Millennials Are Too Lazy to Eat Cereal for Breakfast
Cooking can be a challenge for some people. You need money, time, and skills in the kitchen to put a meal on the table. Don’t have those three things? You can always go out to eat at a restaurant, order in, or pick up something easy at the grocery store. It’s always nice to have a couple cans of soup, or some cereal around when you don’t have time to make something from scratch.
But apparently, for millennials, the simple act of dumping cereal in a bowl and pouring milk on top has become problematic.
Cereal sales are declining. According to The New York Times, cereal sales have dipped from $13.9 billion in 2000 to about $10 billion last year. As we noted a couple years ago, the decline in cereal sales might be in part due to the trend of carb-free and gluten-free items. But it also has to do with the convenience factor. More people are grabbing hand-held breakfast items like breakfast sandwiches and yogurt instead.
None of this is more obvious than when you look at the millennial demographic. According to The New York Times, millennials think eating cereal for breakfast is just too much work. With yogurt, for example, you don’t have to clean up after yourself if you simply eat it out of an individual tub.
“Almost 40 percent of the millennials surveyed by Mintel for its 2015 report said cereal was an inconvenient breakfast choice because they had to clean up after eating it.”

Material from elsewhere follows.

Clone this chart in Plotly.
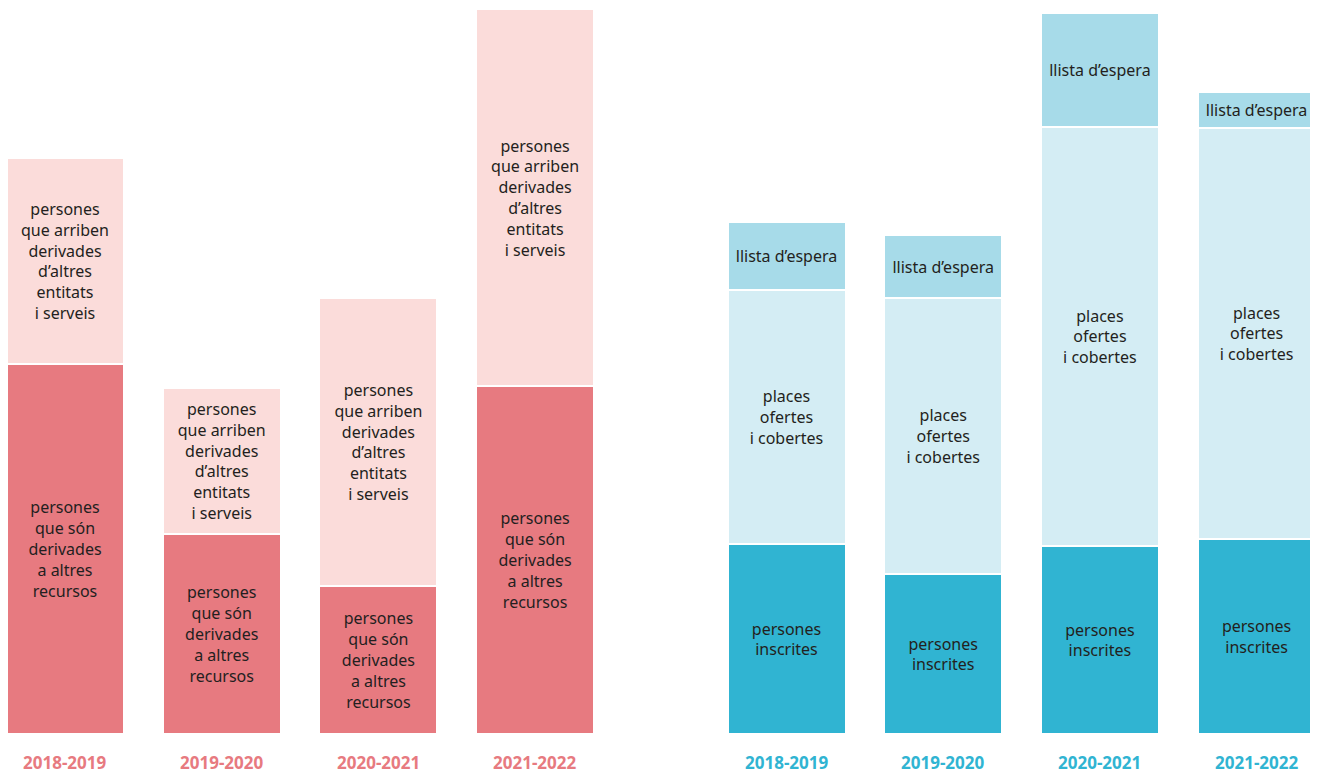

But all is not lost for cereal — or at least not yet. While millennials might not view cereal as a breakfast option as much as the generation before them did, there is still hope to use it as an ingredient in other food trends. Take a quick look on Pinterest and you’ll see various ways of using cereal in cookies, or as a topping for French toast or casseroles. This might not necessarily change the actual sale numbers for now, but it could help cereal stay cool to a younger demographic.